Foi um presente caído do céu para as bancadas da maioria, acossadas pelas contradições clamorosas do primeiro-ministro sobre a reposição dos cortes nos salários dos funcionários públicos. Os líderes parlamentares do PSD e do CDS, secundados pela ironia cáustica de Paulo Portas, não deixaram escapar a oportunidade para iludir a evidência de um Orçamento colado com cuspo e mascarar as dissidências estratégicas entre os partidos do Governo.
Sócrates e o peso do passado socialista passaram a ser o bombo da festa para os tenores da coligação.

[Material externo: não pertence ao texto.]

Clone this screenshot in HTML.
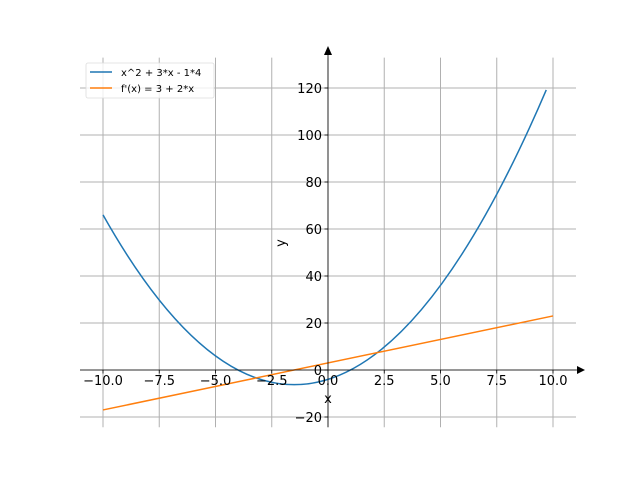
<!DOCTYPE html>
<html><head><style>body{margin:0;background:#fff}svg{display:block}text{font-family:"DejaVu Sans","Liberation Sans",sans-serif;font-size:13px;fill:#000}</style></head><body>
<svg width="640" height="480" viewBox="0 0 640 480">
<g stroke="#b0b0b0" stroke-width="1">
<line x1="103" y1="57.6" x2="103" y2="427.2"/><line x1="159.25" y1="57.6" x2="159.25" y2="427.2"/><line x1="215.5" y1="57.6" x2="215.5" y2="427.2"/><line x1="271.75" y1="57.6" x2="271.75" y2="427.2"/><line x1="328" y1="57.6" x2="328" y2="427.2"/><line x1="384.25" y1="57.6" x2="384.25" y2="427.2"/><line x1="440.5" y1="57.6" x2="440.5" y2="427.2"/><line x1="496.75" y1="57.6" x2="496.75" y2="427.2"/><line x1="553" y1="57.6" x2="553" y2="427.2"/>
<line x1="80" y1="417" x2="576" y2="417"/><line x1="80" y1="370" x2="576" y2="370"/><line x1="80" y1="323" x2="576" y2="323"/><line x1="80" y1="276" x2="576" y2="276"/><line x1="80" y1="229" x2="576" y2="229"/><line x1="80" y1="182" x2="576" y2="182"/><line x1="80" y1="135" x2="576" y2="135"/><line x1="80" y1="88" x2="576" y2="88"/>
</g>
<path d="M103 214.9 Q324.6 608.4 546.25 89.9" fill="none" stroke="#1f77b4" stroke-width="1.5"/>
<line x1="103" y1="409.95" x2="553" y2="315.95" stroke="#ff7f0e" stroke-width="1.5"/>
<g stroke="#000" stroke-width="0.8">
<line x1="80" y1="370" x2="578" y2="370"/><line x1="328" y1="427.2" x2="328" y2="52"/>
<g stroke-width="0.8"><line x1="103" y1="370" x2="103" y2="373.5"/><line x1="159.25" y1="370" x2="159.25" y2="373.5"/><line x1="215.5" y1="370" x2="215.5" y2="373.5"/><line x1="271.75" y1="370" x2="271.75" y2="373.5"/><line x1="328" y1="370" x2="328" y2="373.5"/><line x1="384.25" y1="370" x2="384.25" y2="373.5"/><line x1="440.5" y1="370" x2="440.5" y2="373.5"/><line x1="496.75" y1="370" x2="496.75" y2="373.5"/><line x1="553" y1="370" x2="553" y2="373.5"/>
<line x1="324.5" y1="417" x2="328" y2="417"/><line x1="324.5" y1="370" x2="328" y2="370"/><line x1="324.5" y1="323" x2="328" y2="323"/><line x1="324.5" y1="276" x2="328" y2="276"/><line x1="324.5" y1="229" x2="328" y2="229"/><line x1="324.5" y1="182" x2="328" y2="182"/><line x1="324.5" y1="135" x2="328" y2="135"/><line x1="324.5" y1="88" x2="328" y2="88"/></g>
</g>
<polygon points="585,370 577,366 577,374" fill="#000"/>
<polygon points="328,46 324,55 332,55" fill="#000"/>
<g text-anchor="middle">
<text x="103" y="385">−10.0</text><text x="159.25" y="385">−7.5</text><text x="215.5" y="385">−5.0</text><text x="271.75" y="385">−2.5</text><text x="328" y="385">0.0</text><text x="384.25" y="385">2.5</text><text x="440.5" y="385">5.0</text><text x="496.75" y="385">7.5</text><text x="553" y="385">10.0</text>
<text x="328" y="403">x</text>
<text x="285" y="243" transform="rotate(-90 285 243)">y</text>
</g>
<g text-anchor="end">
<text x="322" y="422">−20</text><text x="322" y="375">0</text><text x="322" y="328">20</text><text x="322" y="281">40</text><text x="322" y="234">60</text><text x="322" y="187">80</text><text x="322" y="140">100</text><text x="322" y="93">120</text>
</g>
<rect x="86" y="63" width="128" height="35" fill="#fff" fill-opacity="0.8" stroke="#ddd" stroke-width="0.8" rx="2"/>
<line x1="90" y1="72" x2="112" y2="72" stroke="#1f77b4" stroke-width="1.5"/>
<line x1="90" y1="88" x2="112" y2="88" stroke="#ff7f0e" stroke-width="1.5"/>
<text x="121" y="76" style="font-size:10px">x^2 + 3*x - 1*4</text>
<text x="121" y="92" style="font-size:10px">f'(x) = 3 + 2*x</text>
</svg>
</body></html>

O PS prestara-lhes um imenso favor, quase eclipsando as trapalhadas discursivas do primeiro-ministro.
Perante o nervosismo crescente nas hostes da direita sobre a perspectiva de verem os socialistas ganhar as próximas eleições por maioria absoluta – bastando a Costa permanecer mudo, quedo e quiçá morto até ao sufrágio – o PS parece agora empenhado em emprestar uma inesperada esperança de vida à coligação.
De facto, por maiores que tenham sido os esforços subjectivos de Sócrates e seus pares para evitar a intervenção da troika, foram a cegueira persistente e a arrogância incurável do antigo primeiro-ministro, prosseguindo uma política de novo-riquismo despesista, que conduziram o país a esse beco sem saída. Assim, a reivindicação do legado socrático tenderá a levar os eleitores a temer pelo retorno a um passado de má memória, com a repetição de políticas cujos custos ficaram à vista de todos (a não ser à dos que nada aprenderam com isso).
O regresso ao passado tem, além do mais, outro inconveniente flagrante: o de que é vaga e incerta a aposta no futuro. A invocação saudosa de Sócrates – vivamente aplaudida, aliás, pelos deputados socialistas – pode convidar os eleitores a desconfiarem de que, afinal, por detrás do novo líder visível do partido se perfila a sombra de um líder invisível, sebastiânico.
Assim, não é nada certo que António Costa possa fingir de morto até que a maioria absoluta lhe caia na bandeja.
Pelo contrário, o profundo desencanto do eleitorado não será superado por uma aposta no vazio, embora encarnado por uma cara nova. Quanto mais Costa refina os seus golpes de manobrador, mais corre o risco de alimentar a suspeita de que propõe uma nova encenação política e não uma verdadeira alternativa. O actual flou socialista explica-se pela fase de transição em que o partido se encontra – como pretende Costa – ou traduz uma realidade mais insondável?
No recente debate parlamentar, Vieira da Silva evitou comprometer-se com a devolução dos cortes aos funcionários e foi preciso Costa ser desafiado por Pacheco Pereira na Quadratura do Círculo para afirmar que essa reposição derivava de um imperativo constitucional. Já no dia seguinte, no Parlamento, Ana Catarina Mendes anunciava um compromisso socialista nesse sentido. Foi apenas um acidente da transição ou um tique do tacticismo costista, já patente nos avanços e recuos do PS sobre a reestruturação da dívida?
Ferro Rodrigues afirmou no Parlamento que Passos e Portas são “os gémeos siameses da austeridade”. Só que é muito mais vasta a confraria dos siameses da política portuguesa.
Ainda agora, as diatribes de Passos Coelho contra os jornalistas e comentadores fizeram curiosamente lembrar…José Sócrates. Aliás, à medida que o tempo passa, os tiques de obsessão, soberba ou cinismo aproximam dois líderes aparentemente muito diferentes no estilo mas irmanados por um comum autismo político.
E se recordarmos os currículos respectivos, as redes das amizades (Sócrates com Vara e Passos com Relvas, por exemplo) ou até os antigos expedientes profissionais (designadamente a Tecnoforma de Passos e os projectos municipais de Sócrates) verificamos uma perturbante irmandade de comportamentos, senão mesmo uma irmandade genética. Irmandades de que Costa precisa de demarcar-se para poder existir com uma verdadeira marca de diferença e sem a sombra de passados comprometedores.